Code that draws figures:
++++++++++

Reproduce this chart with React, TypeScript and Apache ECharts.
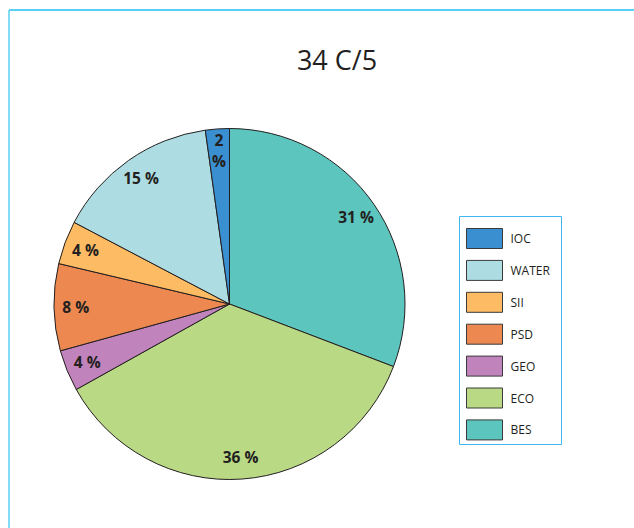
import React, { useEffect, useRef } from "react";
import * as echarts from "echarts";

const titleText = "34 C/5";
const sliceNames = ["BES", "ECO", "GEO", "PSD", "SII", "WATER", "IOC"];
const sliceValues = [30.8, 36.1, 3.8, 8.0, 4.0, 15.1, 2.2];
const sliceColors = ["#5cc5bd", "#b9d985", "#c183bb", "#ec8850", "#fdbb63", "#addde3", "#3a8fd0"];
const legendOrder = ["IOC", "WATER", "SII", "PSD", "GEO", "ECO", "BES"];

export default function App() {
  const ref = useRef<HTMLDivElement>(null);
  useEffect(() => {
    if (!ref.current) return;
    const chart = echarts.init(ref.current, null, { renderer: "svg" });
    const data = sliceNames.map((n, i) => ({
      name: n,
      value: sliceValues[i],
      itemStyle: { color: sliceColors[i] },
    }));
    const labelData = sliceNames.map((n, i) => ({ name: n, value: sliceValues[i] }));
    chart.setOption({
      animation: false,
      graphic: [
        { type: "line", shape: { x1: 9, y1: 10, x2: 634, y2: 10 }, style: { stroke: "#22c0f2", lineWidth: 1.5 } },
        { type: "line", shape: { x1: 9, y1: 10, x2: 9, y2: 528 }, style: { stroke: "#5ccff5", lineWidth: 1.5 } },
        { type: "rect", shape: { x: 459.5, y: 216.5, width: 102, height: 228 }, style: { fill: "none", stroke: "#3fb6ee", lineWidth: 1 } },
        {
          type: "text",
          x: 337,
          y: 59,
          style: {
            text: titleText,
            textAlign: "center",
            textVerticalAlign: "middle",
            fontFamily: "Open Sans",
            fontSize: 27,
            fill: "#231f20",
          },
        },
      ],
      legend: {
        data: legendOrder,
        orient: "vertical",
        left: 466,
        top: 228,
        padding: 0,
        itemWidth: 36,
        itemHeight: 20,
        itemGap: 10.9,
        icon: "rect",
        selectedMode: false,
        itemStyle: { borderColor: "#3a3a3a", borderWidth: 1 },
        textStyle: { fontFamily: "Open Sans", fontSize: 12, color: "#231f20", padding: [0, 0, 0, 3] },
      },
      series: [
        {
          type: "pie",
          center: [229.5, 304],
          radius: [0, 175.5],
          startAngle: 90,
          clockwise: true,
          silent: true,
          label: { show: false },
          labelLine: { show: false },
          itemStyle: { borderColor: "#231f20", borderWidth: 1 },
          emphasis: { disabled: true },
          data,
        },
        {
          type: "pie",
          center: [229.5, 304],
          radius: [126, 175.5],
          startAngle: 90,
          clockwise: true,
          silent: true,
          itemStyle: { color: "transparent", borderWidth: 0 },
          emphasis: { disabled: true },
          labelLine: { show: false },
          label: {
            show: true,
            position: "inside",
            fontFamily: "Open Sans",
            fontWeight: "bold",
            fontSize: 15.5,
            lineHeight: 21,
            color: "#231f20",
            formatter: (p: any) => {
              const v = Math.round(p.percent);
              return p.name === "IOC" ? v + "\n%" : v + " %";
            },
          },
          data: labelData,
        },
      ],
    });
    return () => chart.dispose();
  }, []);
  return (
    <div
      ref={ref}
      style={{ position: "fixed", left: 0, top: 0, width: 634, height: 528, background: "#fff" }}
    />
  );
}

++++++++++

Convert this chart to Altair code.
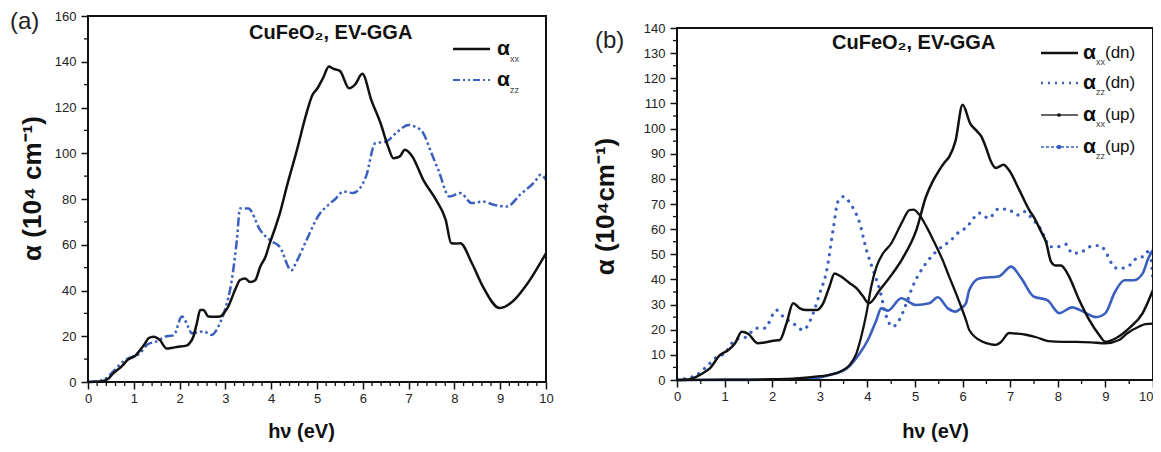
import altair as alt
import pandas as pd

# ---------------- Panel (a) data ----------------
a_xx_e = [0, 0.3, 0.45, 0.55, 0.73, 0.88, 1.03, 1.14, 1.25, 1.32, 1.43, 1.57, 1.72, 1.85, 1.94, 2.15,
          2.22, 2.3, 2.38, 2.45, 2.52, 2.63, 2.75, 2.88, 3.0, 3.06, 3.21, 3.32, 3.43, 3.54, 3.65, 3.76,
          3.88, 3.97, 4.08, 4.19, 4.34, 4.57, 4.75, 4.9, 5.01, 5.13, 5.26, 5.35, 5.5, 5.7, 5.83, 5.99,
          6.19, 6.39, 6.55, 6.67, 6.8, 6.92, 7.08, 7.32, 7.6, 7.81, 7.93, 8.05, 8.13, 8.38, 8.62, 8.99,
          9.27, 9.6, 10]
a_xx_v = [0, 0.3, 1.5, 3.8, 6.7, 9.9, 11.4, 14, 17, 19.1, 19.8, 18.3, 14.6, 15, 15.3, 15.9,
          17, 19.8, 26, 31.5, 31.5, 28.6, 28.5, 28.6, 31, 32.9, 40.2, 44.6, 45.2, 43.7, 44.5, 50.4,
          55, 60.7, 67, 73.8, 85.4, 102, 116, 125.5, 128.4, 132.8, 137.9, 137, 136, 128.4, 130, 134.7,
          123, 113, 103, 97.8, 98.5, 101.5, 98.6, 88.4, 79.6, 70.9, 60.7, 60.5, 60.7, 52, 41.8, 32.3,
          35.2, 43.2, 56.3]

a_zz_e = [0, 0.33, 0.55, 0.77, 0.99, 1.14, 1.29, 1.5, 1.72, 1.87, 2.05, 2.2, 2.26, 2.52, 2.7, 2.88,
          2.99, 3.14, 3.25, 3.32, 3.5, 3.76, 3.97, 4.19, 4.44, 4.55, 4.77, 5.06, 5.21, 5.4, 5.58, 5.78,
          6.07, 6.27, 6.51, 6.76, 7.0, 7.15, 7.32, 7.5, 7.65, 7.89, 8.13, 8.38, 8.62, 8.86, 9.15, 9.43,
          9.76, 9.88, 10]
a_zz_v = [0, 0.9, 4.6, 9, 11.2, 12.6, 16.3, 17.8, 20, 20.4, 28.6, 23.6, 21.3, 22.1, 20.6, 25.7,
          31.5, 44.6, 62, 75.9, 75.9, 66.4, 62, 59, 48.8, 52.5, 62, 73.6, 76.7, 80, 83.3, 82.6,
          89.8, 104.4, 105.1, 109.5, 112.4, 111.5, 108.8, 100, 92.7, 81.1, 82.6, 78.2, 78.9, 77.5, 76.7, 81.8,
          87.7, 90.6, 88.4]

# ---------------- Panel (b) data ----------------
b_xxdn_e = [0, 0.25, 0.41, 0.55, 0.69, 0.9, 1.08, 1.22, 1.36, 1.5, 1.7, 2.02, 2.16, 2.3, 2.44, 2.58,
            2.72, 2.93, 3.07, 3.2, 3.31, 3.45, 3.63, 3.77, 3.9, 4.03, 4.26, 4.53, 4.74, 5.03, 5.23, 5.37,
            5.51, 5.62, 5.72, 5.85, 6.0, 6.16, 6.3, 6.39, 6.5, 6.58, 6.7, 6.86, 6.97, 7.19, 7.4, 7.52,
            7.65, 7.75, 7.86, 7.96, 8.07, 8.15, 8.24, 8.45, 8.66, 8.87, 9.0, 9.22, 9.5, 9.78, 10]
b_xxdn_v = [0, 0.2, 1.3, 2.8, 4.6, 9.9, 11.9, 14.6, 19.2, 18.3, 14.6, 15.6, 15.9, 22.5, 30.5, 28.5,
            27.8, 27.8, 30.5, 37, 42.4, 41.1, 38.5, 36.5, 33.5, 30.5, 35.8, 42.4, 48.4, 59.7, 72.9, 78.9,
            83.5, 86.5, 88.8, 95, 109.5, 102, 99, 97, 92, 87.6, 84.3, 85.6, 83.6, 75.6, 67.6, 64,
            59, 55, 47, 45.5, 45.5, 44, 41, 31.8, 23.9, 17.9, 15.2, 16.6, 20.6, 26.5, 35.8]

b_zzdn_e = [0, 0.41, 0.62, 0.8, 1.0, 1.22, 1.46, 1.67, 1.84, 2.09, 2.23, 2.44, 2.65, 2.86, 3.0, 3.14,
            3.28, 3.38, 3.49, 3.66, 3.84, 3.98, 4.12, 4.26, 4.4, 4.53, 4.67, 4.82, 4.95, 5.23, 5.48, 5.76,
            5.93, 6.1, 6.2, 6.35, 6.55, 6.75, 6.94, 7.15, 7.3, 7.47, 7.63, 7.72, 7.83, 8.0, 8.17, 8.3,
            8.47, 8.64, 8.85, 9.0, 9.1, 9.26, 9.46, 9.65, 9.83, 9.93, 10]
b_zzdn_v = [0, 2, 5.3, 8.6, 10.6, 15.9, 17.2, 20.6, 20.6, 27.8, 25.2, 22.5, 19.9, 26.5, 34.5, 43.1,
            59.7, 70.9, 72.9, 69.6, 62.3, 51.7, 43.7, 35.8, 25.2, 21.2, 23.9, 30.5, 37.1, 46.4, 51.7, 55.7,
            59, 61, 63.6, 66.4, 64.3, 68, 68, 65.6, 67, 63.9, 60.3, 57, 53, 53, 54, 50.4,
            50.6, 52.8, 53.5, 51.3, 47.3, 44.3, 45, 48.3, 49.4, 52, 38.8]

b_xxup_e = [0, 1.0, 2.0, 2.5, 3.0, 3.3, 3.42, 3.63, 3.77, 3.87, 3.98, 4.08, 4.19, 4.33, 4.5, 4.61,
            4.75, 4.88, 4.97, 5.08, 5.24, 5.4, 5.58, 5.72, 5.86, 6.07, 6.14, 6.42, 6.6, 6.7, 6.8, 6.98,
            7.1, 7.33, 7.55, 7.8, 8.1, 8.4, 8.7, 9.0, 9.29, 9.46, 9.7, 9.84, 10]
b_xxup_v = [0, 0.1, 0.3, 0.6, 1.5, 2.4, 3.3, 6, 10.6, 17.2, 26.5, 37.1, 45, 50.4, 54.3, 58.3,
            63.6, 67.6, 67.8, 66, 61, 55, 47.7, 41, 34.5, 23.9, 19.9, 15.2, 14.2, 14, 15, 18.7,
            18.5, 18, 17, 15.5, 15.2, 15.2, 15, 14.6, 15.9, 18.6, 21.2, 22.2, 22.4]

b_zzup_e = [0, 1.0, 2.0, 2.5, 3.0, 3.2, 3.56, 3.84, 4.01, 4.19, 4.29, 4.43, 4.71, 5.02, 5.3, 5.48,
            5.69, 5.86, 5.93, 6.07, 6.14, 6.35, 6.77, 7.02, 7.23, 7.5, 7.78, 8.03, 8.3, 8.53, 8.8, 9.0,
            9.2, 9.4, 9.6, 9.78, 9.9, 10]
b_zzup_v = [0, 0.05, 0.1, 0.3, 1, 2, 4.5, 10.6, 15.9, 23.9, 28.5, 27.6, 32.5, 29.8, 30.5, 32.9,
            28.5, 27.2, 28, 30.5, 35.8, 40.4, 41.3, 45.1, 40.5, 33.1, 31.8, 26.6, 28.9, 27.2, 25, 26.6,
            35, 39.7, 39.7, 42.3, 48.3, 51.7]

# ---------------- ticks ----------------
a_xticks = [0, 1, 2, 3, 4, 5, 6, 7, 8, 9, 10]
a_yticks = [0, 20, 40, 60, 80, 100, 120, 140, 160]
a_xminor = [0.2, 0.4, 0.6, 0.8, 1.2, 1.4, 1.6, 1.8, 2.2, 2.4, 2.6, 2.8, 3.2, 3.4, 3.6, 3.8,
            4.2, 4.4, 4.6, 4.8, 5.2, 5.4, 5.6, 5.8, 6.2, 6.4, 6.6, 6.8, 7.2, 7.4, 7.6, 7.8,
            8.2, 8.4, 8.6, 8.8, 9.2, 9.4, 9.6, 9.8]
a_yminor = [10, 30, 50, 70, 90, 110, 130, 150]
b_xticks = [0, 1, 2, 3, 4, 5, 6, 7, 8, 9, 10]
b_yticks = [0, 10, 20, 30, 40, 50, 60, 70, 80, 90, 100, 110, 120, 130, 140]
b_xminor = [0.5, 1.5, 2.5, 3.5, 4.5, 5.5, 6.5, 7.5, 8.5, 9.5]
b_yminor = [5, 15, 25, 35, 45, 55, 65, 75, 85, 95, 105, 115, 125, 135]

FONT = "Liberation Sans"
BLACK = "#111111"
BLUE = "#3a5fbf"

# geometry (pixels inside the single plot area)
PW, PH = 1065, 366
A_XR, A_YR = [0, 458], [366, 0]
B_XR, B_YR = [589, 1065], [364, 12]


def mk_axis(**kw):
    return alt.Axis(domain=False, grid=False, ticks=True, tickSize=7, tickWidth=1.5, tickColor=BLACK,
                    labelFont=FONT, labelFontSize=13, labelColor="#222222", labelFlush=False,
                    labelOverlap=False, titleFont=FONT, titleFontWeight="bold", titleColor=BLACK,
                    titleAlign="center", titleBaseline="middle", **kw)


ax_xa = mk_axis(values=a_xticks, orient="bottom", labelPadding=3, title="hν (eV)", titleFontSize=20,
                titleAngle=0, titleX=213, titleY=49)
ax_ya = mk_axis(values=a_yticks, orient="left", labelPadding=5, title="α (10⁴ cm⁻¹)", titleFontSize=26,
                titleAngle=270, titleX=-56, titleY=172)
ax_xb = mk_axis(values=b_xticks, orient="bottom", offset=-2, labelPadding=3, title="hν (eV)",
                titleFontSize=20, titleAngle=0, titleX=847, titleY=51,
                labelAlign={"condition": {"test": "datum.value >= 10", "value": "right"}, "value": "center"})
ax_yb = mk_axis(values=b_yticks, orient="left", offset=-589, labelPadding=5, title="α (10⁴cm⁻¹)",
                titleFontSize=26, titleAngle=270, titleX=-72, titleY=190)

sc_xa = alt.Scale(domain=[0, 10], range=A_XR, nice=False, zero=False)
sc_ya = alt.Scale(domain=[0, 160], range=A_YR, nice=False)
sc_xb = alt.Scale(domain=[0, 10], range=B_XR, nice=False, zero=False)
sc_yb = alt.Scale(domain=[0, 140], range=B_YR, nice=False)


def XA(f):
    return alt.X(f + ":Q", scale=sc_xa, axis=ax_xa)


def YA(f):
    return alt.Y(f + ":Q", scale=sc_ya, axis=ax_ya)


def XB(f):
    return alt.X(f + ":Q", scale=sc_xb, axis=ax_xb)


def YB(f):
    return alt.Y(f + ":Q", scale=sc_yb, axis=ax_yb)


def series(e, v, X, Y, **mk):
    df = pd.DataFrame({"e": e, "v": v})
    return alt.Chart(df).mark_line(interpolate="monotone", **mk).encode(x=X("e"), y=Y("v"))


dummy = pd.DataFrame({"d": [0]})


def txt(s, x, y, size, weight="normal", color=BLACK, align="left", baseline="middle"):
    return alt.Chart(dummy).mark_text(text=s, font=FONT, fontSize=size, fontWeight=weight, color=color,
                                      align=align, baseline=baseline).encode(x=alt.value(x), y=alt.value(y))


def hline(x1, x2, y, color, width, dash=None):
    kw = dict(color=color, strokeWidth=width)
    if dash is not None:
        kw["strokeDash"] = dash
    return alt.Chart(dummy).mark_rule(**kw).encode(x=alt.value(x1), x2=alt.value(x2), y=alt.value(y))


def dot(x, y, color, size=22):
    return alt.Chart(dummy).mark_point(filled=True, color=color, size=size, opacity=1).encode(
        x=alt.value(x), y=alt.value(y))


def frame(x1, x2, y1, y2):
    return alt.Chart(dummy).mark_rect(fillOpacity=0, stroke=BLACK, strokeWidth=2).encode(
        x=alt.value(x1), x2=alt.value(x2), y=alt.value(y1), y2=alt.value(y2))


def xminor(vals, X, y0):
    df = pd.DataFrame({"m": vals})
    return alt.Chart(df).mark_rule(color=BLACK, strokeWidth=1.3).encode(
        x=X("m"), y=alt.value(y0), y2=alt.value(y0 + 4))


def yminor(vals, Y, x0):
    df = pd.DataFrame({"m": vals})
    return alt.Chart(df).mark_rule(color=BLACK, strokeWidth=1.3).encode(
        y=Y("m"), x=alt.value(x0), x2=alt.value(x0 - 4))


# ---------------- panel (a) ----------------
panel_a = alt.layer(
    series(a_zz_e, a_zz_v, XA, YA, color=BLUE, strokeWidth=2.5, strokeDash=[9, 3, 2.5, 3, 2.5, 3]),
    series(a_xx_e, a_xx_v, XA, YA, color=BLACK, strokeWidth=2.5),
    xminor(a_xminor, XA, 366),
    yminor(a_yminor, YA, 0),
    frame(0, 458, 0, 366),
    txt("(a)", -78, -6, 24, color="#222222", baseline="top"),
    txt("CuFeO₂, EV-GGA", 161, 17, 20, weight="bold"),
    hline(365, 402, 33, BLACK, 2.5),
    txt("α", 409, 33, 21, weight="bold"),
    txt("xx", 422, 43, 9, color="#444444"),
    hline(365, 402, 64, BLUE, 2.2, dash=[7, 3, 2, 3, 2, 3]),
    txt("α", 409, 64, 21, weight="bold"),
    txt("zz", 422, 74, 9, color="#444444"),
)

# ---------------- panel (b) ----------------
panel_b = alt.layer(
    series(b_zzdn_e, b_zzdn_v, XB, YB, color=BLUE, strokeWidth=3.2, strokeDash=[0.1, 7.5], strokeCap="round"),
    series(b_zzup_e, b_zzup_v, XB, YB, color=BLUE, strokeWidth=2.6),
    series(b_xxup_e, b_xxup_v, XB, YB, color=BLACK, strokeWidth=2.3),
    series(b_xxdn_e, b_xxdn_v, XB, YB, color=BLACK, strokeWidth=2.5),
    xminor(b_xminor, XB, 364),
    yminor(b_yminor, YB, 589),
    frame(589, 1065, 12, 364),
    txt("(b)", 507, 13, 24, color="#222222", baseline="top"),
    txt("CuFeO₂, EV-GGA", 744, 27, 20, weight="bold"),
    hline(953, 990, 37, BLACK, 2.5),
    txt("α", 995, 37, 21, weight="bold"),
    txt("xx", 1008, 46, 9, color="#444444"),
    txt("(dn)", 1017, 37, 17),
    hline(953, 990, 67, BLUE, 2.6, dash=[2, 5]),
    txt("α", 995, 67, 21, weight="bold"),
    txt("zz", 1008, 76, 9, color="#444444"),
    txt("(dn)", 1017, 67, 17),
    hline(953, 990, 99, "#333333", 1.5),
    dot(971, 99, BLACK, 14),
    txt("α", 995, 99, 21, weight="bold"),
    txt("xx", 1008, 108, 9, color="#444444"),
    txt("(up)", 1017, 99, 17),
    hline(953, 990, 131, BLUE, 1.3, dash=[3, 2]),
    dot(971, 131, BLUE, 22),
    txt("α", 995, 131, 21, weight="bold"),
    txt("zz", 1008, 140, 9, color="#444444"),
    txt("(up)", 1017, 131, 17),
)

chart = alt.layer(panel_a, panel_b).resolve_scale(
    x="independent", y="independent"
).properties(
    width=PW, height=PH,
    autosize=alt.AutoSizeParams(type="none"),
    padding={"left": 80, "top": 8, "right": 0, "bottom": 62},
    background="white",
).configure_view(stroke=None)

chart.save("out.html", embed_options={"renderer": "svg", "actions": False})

++++++++++

# Work required
Please quote only the span of lines whose first line contains "Convert this chart to Altair code." and whose last line contains "87.7, 90.6, 88.4]", leaving every picture out.

# Solution for this problem
Convert this chart to Altair code.
import altair as alt
import pandas as pd

# ---------------- Panel (a) data ----------------
a_xx_e = [0, 0.3, 0.45, 0.55, 0.73, 0.88, 1.03, 1.14, 1.25, 1.32, 1.43, 1.57, 1.72, 1.85, 1.94, 2.15,
          2.22, 2.3, 2.38, 2.45, 2.52, 2.63, 2.75, 2.88, 3.0, 3.06, 3.21, 3.32, 3.43, 3.54, 3.65, 3.76,
          3.88, 3.97, 4.08, 4.19, 4.34, 4.57, 4.75, 4.9, 5.01, 5.13, 5.26, 5.35, 5.5, 5.7, 5.83, 5.99,
          6.19, 6.39, 6.55, 6.67, 6.8, 6.92, 7.08, 7.32, 7.6, 7.81, 7.93, 8.05, 8.13, 8.38, 8.62, 8.99,
          9.27, 9.6, 10]
a_xx_v = [0, 0.3, 1.5, 3.8, 6.7, 9.9, 11.4, 14, 17, 19.1, 19.8, 18.3, 14.6, 15, 15.3, 15.9,
          17, 19.8, 26, 31.5, 31.5, 28.6, 28.5, 28.6, 31, 32.9, 40.2, 44.6, 45.2, 43.7, 44.5, 50.4,
          55, 60.7, 67, 73.8, 85.4, 102, 116, 125.5, 128.4, 132.8, 137.9, 137, 136, 128.4, 130, 134.7,
          123, 113, 103, 97.8, 98.5, 101.5, 98.6, 88.4, 79.6, 70.9, 60.7, 60.5, 60.7, 52, 41.8, 32.3,
          35.2, 43.2, 56.3]

a_zz_e = [0, 0.33, 0.55, 0.77, 0.99, 1.14, 1.29, 1.5, 1.72, 1.87, 2.05, 2.2, 2.26, 2.52, 2.7, 2.88,
          2.99, 3.14, 3.25, 3.32, 3.5, 3.76, 3.97, 4.19, 4.44, 4.55, 4.77, 5.06, 5.21, 5.4, 5.58, 5.78,
          6.07, 6.27, 6.51, 6.76, 7.0, 7.15, 7.32, 7.5, 7.65, 7.89, 8.13, 8.38, 8.62, 8.86, 9.15, 9.43,
          9.76, 9.88, 10]
a_zz_v = [0, 0.9, 4.6, 9, 11.2, 12.6, 16.3, 17.8, 20, 20.4, 28.6, 23.6, 21.3, 22.1, 20.6, 25.7,
          31.5, 44.6, 62, 75.9, 75.9, 66.4, 62, 59, 48.8, 52.5, 62, 73.6, 76.7, 80, 83.3, 82.6,
          89.8, 104.4, 105.1, 109.5, 112.4, 111.5, 108.8, 100, 92.7, 81.1, 82.6, 78.2, 78.9, 77.5, 76.7, 81.8,
          87.7, 90.6, 88.4]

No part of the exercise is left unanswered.